Exercise |
Among the entries below, copy only the span from the line containing "Clone this chart in Apache ECharts." through the line containing "const normalPct = [0.05, 99.9999]". Do so exactly, and skip the pictures.

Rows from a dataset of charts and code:
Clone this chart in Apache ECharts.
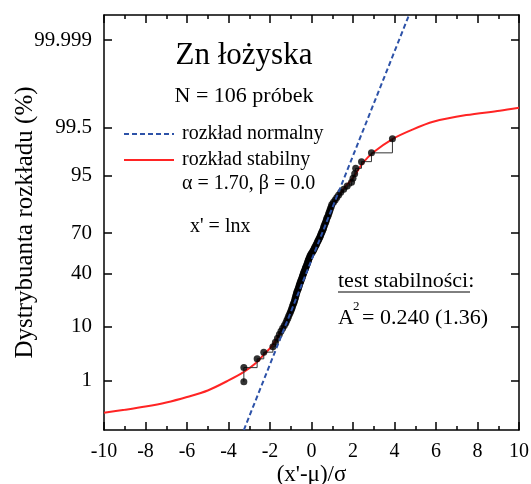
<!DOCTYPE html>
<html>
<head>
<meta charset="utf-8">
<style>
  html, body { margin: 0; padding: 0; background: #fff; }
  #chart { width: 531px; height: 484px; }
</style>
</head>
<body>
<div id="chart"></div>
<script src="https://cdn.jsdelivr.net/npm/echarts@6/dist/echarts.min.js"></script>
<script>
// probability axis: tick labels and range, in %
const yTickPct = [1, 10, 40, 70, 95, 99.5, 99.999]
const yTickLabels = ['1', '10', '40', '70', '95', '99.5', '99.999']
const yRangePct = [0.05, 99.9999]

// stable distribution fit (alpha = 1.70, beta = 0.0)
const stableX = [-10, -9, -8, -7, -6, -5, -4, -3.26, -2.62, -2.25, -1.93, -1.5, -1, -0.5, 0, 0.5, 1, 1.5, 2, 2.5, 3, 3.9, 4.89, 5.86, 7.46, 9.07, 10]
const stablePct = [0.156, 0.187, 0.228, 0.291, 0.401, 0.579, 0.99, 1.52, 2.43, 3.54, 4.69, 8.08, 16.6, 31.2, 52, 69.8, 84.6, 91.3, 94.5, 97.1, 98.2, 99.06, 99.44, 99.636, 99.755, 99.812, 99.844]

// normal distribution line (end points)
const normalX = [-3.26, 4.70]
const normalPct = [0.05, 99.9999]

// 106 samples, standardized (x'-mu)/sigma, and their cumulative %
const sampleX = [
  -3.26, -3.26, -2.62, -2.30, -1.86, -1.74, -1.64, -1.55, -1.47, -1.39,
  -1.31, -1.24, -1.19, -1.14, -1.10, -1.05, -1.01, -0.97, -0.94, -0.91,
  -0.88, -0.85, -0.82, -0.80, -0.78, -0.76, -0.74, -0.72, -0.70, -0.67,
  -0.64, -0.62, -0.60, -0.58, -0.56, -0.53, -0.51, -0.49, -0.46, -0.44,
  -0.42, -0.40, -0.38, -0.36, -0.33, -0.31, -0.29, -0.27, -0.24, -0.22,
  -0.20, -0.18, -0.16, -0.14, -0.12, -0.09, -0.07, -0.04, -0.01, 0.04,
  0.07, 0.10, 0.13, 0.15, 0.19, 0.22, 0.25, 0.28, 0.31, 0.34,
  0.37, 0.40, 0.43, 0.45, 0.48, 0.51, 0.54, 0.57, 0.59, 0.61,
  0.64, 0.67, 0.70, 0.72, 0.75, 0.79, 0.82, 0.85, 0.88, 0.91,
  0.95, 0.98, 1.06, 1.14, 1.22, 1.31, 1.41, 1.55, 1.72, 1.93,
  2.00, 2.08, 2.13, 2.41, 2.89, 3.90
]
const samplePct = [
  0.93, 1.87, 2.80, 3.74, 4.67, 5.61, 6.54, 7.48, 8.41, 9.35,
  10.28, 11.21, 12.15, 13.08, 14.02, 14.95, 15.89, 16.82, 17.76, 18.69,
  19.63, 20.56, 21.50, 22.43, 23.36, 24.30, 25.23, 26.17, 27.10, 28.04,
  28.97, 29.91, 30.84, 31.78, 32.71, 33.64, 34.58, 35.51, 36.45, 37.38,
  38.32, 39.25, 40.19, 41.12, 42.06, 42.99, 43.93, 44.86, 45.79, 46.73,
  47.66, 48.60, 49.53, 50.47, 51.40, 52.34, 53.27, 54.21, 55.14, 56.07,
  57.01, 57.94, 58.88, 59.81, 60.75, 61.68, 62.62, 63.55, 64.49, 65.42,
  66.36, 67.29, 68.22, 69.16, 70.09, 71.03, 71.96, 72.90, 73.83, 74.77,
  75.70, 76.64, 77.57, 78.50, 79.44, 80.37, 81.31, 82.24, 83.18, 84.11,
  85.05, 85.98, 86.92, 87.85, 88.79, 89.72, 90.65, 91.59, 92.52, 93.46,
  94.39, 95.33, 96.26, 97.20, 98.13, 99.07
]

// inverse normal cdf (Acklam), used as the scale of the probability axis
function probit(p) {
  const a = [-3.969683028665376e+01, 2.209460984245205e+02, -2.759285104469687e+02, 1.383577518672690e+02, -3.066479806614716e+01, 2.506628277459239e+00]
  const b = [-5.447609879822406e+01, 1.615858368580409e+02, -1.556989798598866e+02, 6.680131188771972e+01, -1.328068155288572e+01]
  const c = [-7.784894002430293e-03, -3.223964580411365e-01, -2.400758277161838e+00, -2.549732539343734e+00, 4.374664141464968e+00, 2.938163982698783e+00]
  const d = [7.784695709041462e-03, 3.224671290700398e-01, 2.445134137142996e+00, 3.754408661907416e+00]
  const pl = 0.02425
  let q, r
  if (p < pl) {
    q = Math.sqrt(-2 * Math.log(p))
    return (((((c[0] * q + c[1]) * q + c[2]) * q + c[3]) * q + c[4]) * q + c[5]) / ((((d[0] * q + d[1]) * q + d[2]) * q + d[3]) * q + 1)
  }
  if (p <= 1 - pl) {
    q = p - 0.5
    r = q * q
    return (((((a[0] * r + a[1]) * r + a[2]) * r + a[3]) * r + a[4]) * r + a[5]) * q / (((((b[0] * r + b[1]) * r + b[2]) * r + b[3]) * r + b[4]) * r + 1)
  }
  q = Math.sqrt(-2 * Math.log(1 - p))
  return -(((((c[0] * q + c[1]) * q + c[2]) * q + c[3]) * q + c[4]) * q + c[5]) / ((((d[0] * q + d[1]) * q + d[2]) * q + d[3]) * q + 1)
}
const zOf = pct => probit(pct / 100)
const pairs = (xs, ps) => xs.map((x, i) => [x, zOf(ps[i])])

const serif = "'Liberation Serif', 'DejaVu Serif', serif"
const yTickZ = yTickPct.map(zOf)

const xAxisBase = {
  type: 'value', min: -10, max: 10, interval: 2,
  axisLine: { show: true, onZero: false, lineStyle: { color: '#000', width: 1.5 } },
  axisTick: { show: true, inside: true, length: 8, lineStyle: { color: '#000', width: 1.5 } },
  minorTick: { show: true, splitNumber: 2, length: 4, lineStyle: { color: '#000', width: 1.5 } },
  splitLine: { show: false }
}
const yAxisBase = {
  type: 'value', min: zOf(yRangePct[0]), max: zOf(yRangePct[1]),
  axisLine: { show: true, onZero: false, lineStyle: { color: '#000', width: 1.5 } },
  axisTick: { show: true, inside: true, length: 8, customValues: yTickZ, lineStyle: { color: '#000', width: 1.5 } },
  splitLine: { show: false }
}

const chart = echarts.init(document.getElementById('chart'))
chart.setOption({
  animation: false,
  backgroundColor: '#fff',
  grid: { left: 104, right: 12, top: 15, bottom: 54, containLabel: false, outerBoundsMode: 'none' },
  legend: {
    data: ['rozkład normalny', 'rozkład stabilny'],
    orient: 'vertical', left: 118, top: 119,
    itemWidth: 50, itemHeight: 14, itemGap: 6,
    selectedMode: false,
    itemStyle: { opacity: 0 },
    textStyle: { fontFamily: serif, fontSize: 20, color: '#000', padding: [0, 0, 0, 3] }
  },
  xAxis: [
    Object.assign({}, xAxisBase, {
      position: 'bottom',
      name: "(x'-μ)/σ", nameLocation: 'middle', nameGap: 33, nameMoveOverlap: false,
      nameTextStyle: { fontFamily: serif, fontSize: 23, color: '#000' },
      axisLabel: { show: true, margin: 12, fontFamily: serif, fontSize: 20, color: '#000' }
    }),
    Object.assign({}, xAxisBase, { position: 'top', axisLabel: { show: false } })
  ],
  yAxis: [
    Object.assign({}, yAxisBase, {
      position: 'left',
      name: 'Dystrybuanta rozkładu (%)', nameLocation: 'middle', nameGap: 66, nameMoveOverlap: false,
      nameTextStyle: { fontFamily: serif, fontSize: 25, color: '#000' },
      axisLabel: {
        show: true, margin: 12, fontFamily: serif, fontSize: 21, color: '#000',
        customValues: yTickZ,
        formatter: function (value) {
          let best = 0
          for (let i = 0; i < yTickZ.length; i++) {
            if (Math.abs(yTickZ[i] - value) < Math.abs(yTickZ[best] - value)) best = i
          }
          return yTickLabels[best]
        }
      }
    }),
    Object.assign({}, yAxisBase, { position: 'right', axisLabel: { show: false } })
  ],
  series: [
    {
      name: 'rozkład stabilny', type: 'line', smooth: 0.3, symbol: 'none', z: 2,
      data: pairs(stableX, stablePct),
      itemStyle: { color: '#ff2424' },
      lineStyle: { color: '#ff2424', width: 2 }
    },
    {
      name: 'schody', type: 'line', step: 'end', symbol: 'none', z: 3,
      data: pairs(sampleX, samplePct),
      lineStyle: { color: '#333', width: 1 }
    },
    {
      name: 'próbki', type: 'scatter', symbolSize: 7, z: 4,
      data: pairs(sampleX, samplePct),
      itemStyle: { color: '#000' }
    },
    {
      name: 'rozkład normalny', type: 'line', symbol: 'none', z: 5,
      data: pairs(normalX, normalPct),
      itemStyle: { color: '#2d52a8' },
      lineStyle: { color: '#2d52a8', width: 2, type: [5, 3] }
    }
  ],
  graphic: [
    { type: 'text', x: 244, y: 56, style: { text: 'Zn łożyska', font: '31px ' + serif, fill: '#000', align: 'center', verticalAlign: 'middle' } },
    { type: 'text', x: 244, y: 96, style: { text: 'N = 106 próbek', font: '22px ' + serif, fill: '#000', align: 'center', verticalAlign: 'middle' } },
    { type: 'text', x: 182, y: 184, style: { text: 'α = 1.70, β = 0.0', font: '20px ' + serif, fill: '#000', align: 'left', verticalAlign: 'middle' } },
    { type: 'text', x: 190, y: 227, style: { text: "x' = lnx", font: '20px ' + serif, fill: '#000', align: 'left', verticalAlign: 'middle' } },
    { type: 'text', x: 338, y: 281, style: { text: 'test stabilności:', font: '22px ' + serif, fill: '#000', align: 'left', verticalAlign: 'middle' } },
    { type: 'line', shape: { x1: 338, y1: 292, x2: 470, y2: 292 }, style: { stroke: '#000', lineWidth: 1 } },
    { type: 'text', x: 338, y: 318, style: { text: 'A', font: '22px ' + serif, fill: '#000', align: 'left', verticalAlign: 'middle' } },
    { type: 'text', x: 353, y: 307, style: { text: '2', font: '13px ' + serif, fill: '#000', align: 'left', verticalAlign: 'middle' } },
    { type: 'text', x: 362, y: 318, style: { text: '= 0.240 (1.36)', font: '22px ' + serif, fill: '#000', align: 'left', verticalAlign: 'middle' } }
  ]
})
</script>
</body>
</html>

--

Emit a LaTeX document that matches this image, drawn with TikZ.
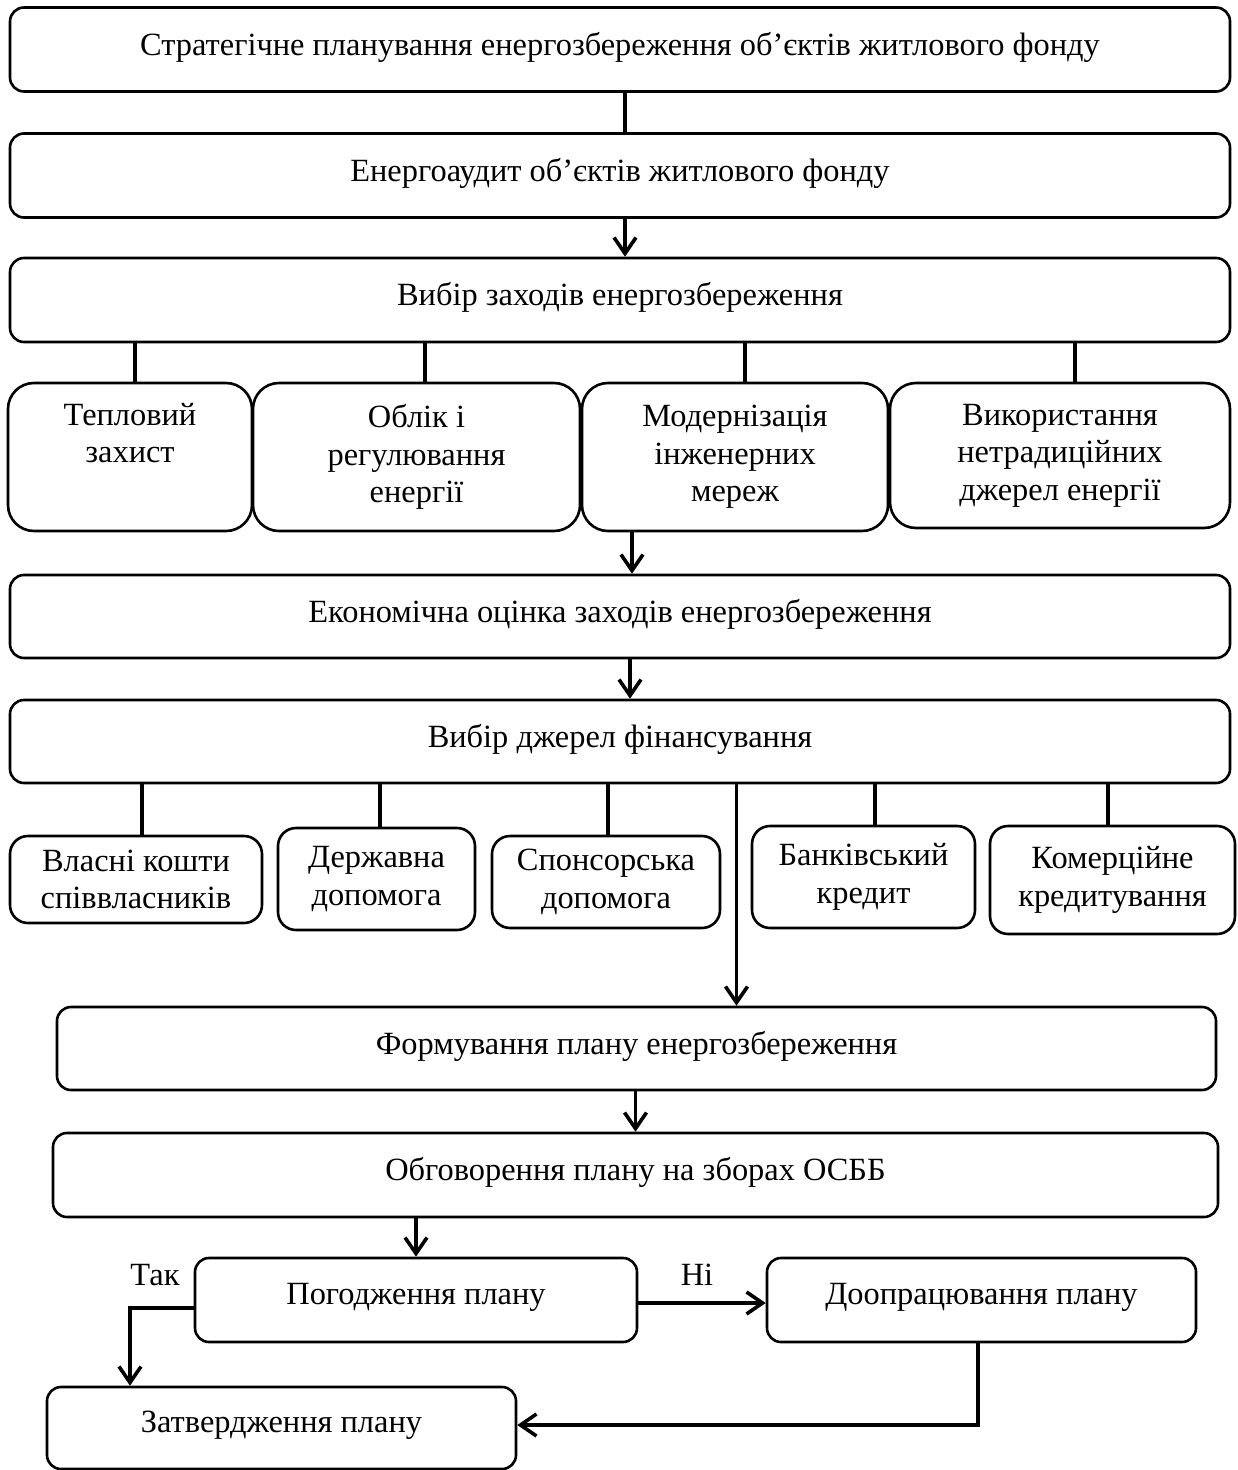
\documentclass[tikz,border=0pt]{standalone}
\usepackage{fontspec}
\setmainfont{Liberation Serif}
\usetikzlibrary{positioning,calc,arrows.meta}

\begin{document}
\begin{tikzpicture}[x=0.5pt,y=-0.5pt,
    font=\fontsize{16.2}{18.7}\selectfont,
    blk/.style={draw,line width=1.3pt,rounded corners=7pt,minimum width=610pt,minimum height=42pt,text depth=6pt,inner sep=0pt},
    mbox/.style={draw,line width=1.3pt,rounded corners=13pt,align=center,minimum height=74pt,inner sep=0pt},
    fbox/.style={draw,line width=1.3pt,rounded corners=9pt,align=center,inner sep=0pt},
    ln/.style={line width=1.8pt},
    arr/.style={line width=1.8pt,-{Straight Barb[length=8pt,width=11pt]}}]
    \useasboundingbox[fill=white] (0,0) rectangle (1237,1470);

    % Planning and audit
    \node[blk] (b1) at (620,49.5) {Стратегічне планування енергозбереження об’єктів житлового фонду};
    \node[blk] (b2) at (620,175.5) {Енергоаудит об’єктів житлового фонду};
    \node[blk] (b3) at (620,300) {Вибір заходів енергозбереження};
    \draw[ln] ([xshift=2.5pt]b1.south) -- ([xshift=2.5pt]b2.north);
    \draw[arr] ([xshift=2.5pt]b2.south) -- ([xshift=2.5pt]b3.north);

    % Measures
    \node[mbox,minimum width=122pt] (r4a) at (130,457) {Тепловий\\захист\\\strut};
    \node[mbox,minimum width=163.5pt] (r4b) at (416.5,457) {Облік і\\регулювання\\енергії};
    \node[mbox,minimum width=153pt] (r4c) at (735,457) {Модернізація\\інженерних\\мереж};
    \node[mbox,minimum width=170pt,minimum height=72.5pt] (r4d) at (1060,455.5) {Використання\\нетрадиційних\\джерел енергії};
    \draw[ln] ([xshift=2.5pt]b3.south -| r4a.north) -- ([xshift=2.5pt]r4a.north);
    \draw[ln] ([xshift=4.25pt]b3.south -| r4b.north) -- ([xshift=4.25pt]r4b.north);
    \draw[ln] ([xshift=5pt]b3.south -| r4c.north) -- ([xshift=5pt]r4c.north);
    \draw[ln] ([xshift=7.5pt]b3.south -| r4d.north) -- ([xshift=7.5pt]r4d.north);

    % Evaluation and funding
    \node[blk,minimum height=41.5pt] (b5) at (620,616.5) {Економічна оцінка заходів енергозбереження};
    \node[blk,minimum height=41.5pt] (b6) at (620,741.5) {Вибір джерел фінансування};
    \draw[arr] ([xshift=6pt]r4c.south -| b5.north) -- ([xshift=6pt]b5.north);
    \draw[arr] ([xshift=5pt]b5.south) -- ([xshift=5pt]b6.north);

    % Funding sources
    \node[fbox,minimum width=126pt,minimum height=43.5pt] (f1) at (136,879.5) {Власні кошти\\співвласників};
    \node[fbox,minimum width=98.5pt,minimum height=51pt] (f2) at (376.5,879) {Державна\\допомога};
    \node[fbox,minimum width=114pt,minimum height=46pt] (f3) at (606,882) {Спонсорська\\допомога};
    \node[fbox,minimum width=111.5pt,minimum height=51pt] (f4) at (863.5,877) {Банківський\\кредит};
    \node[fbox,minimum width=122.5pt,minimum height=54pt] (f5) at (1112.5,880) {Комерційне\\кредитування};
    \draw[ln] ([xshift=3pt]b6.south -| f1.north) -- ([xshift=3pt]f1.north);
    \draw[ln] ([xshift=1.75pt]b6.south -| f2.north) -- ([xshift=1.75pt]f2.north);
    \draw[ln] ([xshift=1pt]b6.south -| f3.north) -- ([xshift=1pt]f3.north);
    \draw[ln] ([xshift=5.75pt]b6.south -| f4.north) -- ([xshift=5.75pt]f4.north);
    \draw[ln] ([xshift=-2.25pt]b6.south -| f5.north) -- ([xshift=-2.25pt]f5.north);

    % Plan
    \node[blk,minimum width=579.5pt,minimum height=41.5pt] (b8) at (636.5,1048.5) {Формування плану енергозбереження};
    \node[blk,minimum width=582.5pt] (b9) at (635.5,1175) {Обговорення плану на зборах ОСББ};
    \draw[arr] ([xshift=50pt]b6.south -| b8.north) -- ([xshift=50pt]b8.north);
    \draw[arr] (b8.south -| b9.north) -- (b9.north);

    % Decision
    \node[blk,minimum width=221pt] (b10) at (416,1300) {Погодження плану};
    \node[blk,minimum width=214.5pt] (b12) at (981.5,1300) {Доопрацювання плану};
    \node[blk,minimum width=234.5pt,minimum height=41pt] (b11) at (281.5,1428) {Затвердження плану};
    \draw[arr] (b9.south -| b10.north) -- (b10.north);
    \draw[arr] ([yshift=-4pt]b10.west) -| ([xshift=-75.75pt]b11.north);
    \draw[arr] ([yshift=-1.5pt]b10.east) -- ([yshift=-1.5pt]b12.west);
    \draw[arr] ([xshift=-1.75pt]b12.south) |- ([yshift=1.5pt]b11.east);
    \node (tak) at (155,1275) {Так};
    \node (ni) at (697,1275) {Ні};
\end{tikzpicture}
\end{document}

---

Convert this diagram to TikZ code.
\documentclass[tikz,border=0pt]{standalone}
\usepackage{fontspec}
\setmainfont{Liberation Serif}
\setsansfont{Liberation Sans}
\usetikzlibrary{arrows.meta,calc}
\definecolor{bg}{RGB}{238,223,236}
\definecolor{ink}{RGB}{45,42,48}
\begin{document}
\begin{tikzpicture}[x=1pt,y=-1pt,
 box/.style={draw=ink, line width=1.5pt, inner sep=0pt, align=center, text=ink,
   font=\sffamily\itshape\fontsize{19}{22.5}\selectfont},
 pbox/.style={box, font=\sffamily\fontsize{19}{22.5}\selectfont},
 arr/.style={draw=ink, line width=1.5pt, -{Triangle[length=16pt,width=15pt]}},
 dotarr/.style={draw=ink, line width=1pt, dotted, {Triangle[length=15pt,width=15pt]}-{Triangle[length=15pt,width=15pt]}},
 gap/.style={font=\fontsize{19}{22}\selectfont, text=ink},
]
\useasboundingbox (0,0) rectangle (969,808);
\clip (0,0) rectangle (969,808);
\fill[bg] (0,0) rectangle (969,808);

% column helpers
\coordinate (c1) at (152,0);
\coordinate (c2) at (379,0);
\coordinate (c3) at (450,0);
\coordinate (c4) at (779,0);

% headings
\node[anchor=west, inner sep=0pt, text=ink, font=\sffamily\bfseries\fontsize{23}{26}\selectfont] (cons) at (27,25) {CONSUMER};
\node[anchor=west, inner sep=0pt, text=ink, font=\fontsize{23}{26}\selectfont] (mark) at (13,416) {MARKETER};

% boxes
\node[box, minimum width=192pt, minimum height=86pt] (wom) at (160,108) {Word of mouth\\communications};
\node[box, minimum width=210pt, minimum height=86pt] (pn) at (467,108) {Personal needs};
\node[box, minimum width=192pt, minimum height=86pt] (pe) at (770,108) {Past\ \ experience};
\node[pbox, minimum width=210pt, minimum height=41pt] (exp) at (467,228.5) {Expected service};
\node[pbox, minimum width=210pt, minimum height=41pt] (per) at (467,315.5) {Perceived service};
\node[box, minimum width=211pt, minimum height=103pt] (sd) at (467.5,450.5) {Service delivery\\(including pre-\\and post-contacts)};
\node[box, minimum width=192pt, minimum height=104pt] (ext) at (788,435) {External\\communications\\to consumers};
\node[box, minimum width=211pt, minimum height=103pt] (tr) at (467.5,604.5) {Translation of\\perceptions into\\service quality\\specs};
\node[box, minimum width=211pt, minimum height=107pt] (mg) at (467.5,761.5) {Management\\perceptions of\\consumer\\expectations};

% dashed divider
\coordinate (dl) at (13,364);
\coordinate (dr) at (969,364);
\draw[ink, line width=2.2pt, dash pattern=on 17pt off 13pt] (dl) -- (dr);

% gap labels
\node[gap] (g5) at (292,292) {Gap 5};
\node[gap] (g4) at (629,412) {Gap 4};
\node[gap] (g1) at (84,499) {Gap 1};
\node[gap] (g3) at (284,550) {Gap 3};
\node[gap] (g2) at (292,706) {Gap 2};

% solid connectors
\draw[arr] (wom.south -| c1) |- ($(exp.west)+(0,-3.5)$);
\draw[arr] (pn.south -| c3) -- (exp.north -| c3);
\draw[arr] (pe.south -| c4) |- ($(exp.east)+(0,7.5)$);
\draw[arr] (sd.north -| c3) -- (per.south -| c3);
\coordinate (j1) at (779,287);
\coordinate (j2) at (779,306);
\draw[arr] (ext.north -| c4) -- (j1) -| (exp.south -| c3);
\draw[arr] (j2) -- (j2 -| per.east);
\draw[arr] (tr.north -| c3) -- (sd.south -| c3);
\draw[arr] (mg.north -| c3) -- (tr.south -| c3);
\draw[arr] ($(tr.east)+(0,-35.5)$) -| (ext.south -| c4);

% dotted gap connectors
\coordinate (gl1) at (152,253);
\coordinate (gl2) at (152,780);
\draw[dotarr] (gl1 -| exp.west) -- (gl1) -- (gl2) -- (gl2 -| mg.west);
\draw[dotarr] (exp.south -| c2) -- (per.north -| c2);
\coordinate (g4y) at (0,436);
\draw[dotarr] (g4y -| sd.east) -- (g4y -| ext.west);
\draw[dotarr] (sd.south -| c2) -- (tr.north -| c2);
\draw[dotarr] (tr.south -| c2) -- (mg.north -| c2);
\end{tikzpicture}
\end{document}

Output of the exercise |
Clone this chart in Apache ECharts.
<!DOCTYPE html>
<html>
<head>
<meta charset="utf-8">
<style>
  html, body { margin: 0; padding: 0; background: #fff; }
  #chart { width: 531px; height: 484px; }
</style>
</head>
<body>
<div id="chart"></div>
<script src="https://cdn.jsdelivr.net/npm/echarts@6/dist/echarts.min.js"></script>
<script>
// probability axis: tick labels and range, in %
const yTickPct = [1, 10, 40, 70, 95, 99.5, 99.999]
const yTickLabels = ['1', '10', '40', '70', '95', '99.5', '99.999']
const yRangePct = [0.05, 99.9999]

// stable distribution fit (alpha = 1.70, beta = 0.0)
const stableX = [-10, -9, -8, -7, -6, -5, -4, -3.26, -2.62, -2.25, -1.93, -1.5, -1, -0.5, 0, 0.5, 1, 1.5, 2, 2.5, 3, 3.9, 4.89, 5.86, 7.46, 9.07, 10]
const stablePct = [0.156, 0.187, 0.228, 0.291, 0.401, 0.579, 0.99, 1.52, 2.43, 3.54, 4.69, 8.08, 16.6, 31.2, 52, 69.8, 84.6, 91.3, 94.5, 97.1, 98.2, 99.06, 99.44, 99.636, 99.755, 99.812, 99.844]

// normal distribution line (end points)
const normalX = [-3.26, 4.70]
const normalPct = [0.05, 99.9999]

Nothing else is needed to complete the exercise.